Millions of retired Americans could see lower taxes beginning next year thanks to a new policy signed into law by President Donald Trump.
Under Trump’s “One Big Beautiful Bill,” seniors who rely on Social Security will qualify for a new tax deduction starting in 2026, offering added financial relief at a time when inflation has hit retirees especially hard.
New Tax Deduction for Seniors Explained
The legislation creates a special $6,000 tax deduction for seniors, on top of the existing standard deduction already available to older Americans.
To qualify, individuals must:
- Be age 65 or older
- Earn $75,000 or less annually as a single filer
- Or $150,000 or less for married couples filing jointly
Married seniors who qualify could receive a combined deduction of $12,000, significantly reducing their taxable income.
The deduction applies to tax years 2025 through 2028, covering the remainder of President Trump’s second term.
How Much Could Seniors Save?
Tax professionals say the expanded deduction could save middle-income retirees hundreds or even thousands of dollars per year, depending on their overall income and filing status.
However, the benefit begins to phase out for higher-earning retirees, meaning those with incomes above the threshold may see reduced savings.
Extra Benefit Added to Existing Senior Tax Breaks
This new deduction comes in addition to the standard extra deduction already provided to seniors.
For 2026, the IRS increased those amounts again due to inflation:
- $2,050 for single filers age 65 and older
- $1,650 per spouse for married couples filing jointly
When combined, these deductions can substantially lower total taxable income, helping retirees stretch fixed budgets further.
Does This Eliminate Taxes on Social Security?
No.
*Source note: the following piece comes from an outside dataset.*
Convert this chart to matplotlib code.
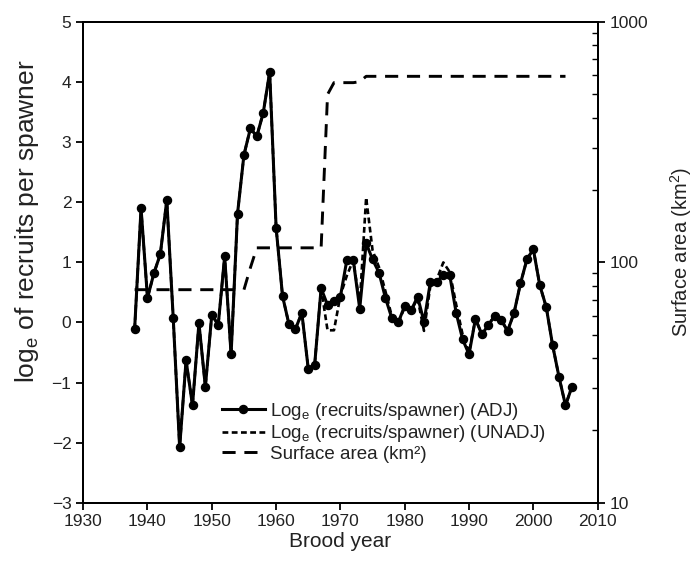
import matplotlib
matplotlib.use("Agg")
import matplotlib.pyplot as plt
import numpy as np

plt.rcParams['font.family'] = ['Liberation Sans', 'DejaVu Sans']

years = list(range(1938, 2007))
adj = [-0.11, 1.90, 0.41, 0.82, 1.14, 2.04, 0.08, -2.08, -0.63, -1.38,
       -0.01, -1.07, 0.13, -0.04, 1.10, -0.53, 1.81, 2.79, 3.23, 3.10,
       3.49, 4.17, 1.58, 0.44, -0.03, -0.11, 0.16, -0.77, -0.70, 0.57,
       0.29, 0.35, 0.43, 1.04, 1.04, 0.23, 1.32, 1.05, 0.83, 0.41,
       0.07, 0.00, 0.28, 0.20, 0.43, 0.01, 0.68, 0.68, 0.79, 0.79,
       0.16, -0.28, -0.53, 0.06, -0.20, -0.04, 0.11, 0.04, -0.14, 0.16,
       0.65, 1.05, 1.22, 0.62, 0.26, -0.38, -0.91, -1.38, -1.07]
unadj = [-0.11, 1.90, 0.41, 0.82, 1.14, 2.04, 0.08, -2.08, -0.63, -1.38,
         -0.01, -1.07, 0.13, -0.04, 1.10, -0.53, 1.81, 2.79, 3.23, 3.10,
         3.49, 4.17, 1.58, 0.44, -0.03, -0.11, 0.16, -0.77, -0.70, 0.57,
         -0.13, -0.13, 0.45, 0.78, 1.04, 0.30, 2.08, 1.20, 0.92, 0.52,
         0.10, 0.00, 0.25, 0.20, 0.40, -0.14, 0.62, 0.72, 1.00, 0.84,
         0.30, -0.20, -0.50, 0.06, -0.20, -0.04, 0.11, 0.04, -0.14, 0.16,
         0.65, 1.05, 1.22, 0.62, 0.26, -0.38, -0.91, -1.38, -1.07]

area_years = list(range(1938, 2006))
area = [77] * 18 + [95] + [115] * 11 + [500, 560, 560, 560, 560, 565] + [595] * 32

fig = plt.figure(figsize=(6.99, 5.68), dpi=100)
ax = fig.add_axes([0.119, 0.115, 0.736, 0.846])
ax2 = ax.twinx()

tc = '#222222'
l3, = ax2.plot(area_years, area, color='black', lw=2.1, dashes=(4.5, 3.0),
               label='Surface area (km²)', zorder=1)
l2, = ax.plot(years, unadj, color='black', lw=1.9, dashes=(2.2, 1.3),
              label='Log$_\\mathregular{e}$ (recruits/spawner) (UNADJ)', zorder=2)
l1, = ax.plot(years, adj, color='black', lw=2.2, marker='o', ms=5.8,
              label='Log$_\\mathregular{e}$ (recruits/spawner) (ADJ)', zorder=3)
ax.set_zorder(ax2.get_zorder() + 1)
ax.patch.set_visible(False)

ax.set_xlim(1930, 2010)
ax.set_ylim(-3, 5)
ax.set_xticks(range(1930, 2011, 10))
ax.set_yticks(range(-3, 6))
ax2.set_yscale('log')
ax2.set_ylim(10, 1000)
ax2.set_yticks([10, 100, 1000])
ax2.set_yticklabels(['10', '100', '1000'])

for a in (ax, ax2):
    for s in a.spines.values():
        s.set_linewidth(1.4)
ax.tick_params(axis='both', which='major', direction='out', length=5, width=1.3,
               labelsize=12.5, colors='black', labelcolor=tc)
ax2.tick_params(axis='y', which='major', direction='out', length=5, width=1.3,
                labelsize=12.5, labelcolor=tc)
ax2.tick_params(axis='y', which='minor', direction='in', length=4, width=1.0)
ax2.yaxis.set_minor_formatter(matplotlib.ticker.NullFormatter())

ax.set_xlabel('Brood year', fontsize=15, color=tc, labelpad=2)
ax.set_ylabel('log$_\\mathregular{e}$ of recruits per spawner', fontsize=19, color=tc)
ax.yaxis.set_label_coords(-0.082, 0.585)
ax2.set_ylabel('Surface area (km$^\\mathregular{2}$)', fontsize=14.5, color=tc)
ax2.yaxis.set_label_coords(1.136, 0.521)

leg = ax.legend(handles=[l1, l2, l3], loc='upper left', bbox_to_anchor=(0.255, 0.228),
                frameon=False, fontsize=13.5, handlelength=2.3, handletextpad=0.25,
                labelspacing=0.08, borderaxespad=0)
for t in leg.get_texts():
    t.set_color(tc)

fig.savefig('out.png', dpi=100)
Social Security benefits are still taxable under existing law.
“The tax rules on Social Security haven’t changed since the 1980s,” said financial expert Michael Ryan, founder of MichaelRyanMoney.com. “They were never adjusted for inflation, which is why more than half of beneficiaries now pay taxes on their benefits.”
Ryan noted that while the new deduction helps, it does not permanently fix the underlying issue.
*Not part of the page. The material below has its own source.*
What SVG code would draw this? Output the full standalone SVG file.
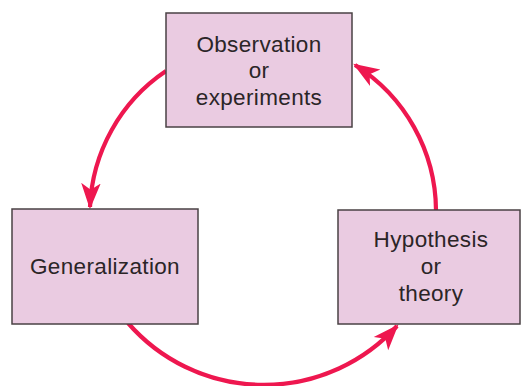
<svg xmlns="http://www.w3.org/2000/svg" width="521" height="386" viewBox="0 0 521 386">
<style>
.box{fill:#EACBE1;stroke:#4a4244;stroke-width:1.5}
.lbl{font-family:"Liberation Sans",Arial,sans-serif;font-size:22.5px;letter-spacing:0.35px;fill:#2b2527;text-anchor:middle}
.arr{fill:none;stroke:#EE174F;stroke-width:4.2;marker-end:url(#head)}
</style>
<defs>
<marker id="head" markerUnits="userSpaceOnUse" markerWidth="26" markerHeight="22" viewBox="0 0 24 18" refX="22" refY="9" orient="auto">
<path d="M0,0 L24,9 L0,18 L6,9 Z" fill="#EE174F"/>
</marker>
</defs>
<g id="connectors">
<path class="arr" d="M166,71 A172,172 0 0,0 90,207"/>
<path class="arr" d="M128,323 A180,180 0 0,0 397,326"/>
<path class="arr" d="M436,210 A173,173 0 0,0 355,65"/>
</g>
<g id="observation">
<rect class="box" x="166" y="13" width="186" height="114"/>
<text class="lbl" x="259" y="52">Observation</text>
<text class="lbl" x="259" y="78">or</text>
<text class="lbl" x="259" y="105">experiments</text>
</g>
<g id="generalization">
<rect class="box" x="12" y="209" width="186" height="115"/>
<text class="lbl" x="105" y="274">Generalization</text>
</g>
<g id="hypothesis">
<rect class="box" x="338" y="210" width="182" height="114"/>
<text class="lbl" x="431" y="247">Hypothesis</text>
<text class="lbl" x="431" y="274">or</text>
<text class="lbl" x="431" y="301">theory</text>
</g>
</svg>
Experts Say Relief Is Real — But Temporary
Kevin Thompson, CEO of 9i Capital Group, said the change offers meaningful short-term relief.
“Higher deductions reduce taxable income and soften the impact of Social Security taxes,” Thompson explained. “For most retirees, this is a genuine benefit over the next few years.”
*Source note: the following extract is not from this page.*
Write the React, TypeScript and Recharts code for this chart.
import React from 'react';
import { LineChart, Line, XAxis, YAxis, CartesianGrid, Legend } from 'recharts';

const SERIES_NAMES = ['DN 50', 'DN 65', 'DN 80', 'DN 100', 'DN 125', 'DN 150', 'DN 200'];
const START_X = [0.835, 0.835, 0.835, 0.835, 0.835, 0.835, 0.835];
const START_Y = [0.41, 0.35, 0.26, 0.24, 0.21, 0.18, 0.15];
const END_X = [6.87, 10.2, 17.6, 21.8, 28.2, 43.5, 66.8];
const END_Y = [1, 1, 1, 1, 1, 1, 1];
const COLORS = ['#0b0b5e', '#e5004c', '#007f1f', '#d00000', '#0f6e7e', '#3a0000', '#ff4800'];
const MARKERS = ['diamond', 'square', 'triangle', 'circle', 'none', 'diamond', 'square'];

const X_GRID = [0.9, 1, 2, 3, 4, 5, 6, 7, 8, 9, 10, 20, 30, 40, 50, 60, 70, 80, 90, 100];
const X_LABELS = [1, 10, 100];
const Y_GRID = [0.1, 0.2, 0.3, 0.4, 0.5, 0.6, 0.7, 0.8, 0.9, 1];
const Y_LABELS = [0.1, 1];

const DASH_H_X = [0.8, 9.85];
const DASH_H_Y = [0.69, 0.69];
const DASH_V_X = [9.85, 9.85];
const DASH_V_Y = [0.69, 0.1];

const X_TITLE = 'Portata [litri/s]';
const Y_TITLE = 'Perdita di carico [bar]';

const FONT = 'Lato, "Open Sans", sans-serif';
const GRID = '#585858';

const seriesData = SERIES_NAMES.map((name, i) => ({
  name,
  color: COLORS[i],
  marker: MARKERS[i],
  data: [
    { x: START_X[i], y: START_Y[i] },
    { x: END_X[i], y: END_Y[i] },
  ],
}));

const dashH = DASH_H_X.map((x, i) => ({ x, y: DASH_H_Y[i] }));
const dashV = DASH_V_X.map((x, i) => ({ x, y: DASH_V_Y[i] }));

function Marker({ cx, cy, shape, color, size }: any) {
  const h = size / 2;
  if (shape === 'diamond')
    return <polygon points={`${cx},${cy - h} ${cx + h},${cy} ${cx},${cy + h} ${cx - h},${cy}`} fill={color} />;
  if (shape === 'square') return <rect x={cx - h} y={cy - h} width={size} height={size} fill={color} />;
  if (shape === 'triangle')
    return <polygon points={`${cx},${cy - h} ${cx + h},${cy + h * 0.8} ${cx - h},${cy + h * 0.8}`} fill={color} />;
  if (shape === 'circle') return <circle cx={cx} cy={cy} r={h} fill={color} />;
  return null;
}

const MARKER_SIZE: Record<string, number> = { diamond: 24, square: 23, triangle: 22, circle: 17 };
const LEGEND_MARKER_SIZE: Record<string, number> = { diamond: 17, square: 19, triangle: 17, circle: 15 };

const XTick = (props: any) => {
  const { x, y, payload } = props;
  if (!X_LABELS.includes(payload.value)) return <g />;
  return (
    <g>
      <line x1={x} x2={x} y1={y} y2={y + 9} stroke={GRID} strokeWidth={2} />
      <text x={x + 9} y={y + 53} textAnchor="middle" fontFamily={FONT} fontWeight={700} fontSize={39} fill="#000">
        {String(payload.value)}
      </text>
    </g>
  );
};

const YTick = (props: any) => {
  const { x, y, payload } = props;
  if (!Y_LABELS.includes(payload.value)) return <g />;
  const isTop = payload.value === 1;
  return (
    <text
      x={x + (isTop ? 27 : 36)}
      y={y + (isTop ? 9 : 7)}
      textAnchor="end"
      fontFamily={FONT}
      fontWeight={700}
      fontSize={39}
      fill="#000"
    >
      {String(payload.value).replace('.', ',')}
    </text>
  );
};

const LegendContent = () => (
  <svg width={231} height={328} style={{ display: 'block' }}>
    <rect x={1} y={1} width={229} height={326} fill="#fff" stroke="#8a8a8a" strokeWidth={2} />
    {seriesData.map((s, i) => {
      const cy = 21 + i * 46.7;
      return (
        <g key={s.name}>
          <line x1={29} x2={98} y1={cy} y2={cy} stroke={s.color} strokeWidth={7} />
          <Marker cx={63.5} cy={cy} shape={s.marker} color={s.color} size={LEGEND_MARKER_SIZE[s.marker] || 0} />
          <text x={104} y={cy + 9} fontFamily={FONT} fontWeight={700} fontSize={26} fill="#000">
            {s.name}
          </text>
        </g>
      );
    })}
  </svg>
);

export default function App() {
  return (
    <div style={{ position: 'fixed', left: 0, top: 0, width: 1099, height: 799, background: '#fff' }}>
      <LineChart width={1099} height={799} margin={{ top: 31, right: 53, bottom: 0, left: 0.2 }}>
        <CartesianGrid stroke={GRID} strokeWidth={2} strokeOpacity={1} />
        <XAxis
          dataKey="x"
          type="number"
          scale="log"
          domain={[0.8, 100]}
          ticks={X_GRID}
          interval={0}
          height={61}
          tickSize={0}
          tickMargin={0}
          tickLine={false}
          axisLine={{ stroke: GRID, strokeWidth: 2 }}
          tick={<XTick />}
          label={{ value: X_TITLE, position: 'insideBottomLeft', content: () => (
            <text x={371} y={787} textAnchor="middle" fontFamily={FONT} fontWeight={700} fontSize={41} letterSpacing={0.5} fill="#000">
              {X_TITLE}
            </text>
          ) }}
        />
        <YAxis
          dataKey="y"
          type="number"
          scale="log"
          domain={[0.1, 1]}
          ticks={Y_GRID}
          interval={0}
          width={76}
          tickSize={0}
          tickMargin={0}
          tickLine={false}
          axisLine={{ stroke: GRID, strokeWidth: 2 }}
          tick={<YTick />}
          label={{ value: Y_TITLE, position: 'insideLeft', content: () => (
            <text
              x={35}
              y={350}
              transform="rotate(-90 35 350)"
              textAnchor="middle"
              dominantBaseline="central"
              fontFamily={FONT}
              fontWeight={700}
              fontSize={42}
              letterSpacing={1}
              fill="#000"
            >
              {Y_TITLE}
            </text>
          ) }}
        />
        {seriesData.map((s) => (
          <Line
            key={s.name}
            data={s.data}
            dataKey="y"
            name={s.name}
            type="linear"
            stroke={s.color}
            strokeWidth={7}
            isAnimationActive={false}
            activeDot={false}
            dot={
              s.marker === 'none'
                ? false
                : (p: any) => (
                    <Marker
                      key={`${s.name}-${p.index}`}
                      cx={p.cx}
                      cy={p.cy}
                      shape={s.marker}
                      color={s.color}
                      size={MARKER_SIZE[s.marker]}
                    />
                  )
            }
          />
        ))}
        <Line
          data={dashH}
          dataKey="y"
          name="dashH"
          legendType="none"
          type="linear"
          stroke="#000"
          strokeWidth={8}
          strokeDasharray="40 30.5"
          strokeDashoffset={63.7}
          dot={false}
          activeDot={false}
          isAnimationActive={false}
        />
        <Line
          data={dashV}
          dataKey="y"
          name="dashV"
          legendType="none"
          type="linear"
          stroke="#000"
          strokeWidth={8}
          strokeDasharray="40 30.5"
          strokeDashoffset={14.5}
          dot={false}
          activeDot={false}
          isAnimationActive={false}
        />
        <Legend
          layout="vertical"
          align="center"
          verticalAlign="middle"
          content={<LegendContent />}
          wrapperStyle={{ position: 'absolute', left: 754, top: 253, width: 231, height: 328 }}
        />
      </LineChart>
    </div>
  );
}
However, Thompson cautioned that the deduction is scheduled to expire in 2028 unless extended by a future administration.
Inflation Has Hit Seniors Especially Hard
Financial literacy instructor Alex Beene of the University of Tennessee at Martin emphasized why the change matters now.
“Seniors have faced some of the steepest cost increases in essentials like food, housing, healthcare, and utilities,” Beene said. “Lower tax bills help protect savings at a time when many retirees need every dollar.”
Long-Term Questions Remain
While the deduction helps retirees today, experts agree broader issues remain unresolved.
“The biggest concern is still the long-term health of the Social Security trust fund,” Thompson said. “As benefits grow and tax revenue declines, pressure on the system increases.”
Bottom Line for Retirees
President Trump’s new senior tax deduction delivers immediate financial relief for millions of Americans living on fixed incomes. While it doesn’t overhaul Social Security taxation, it does provide real savings during a period of high inflation and rising costs.
For many retirees, that added breathing room could make a noticeable difference.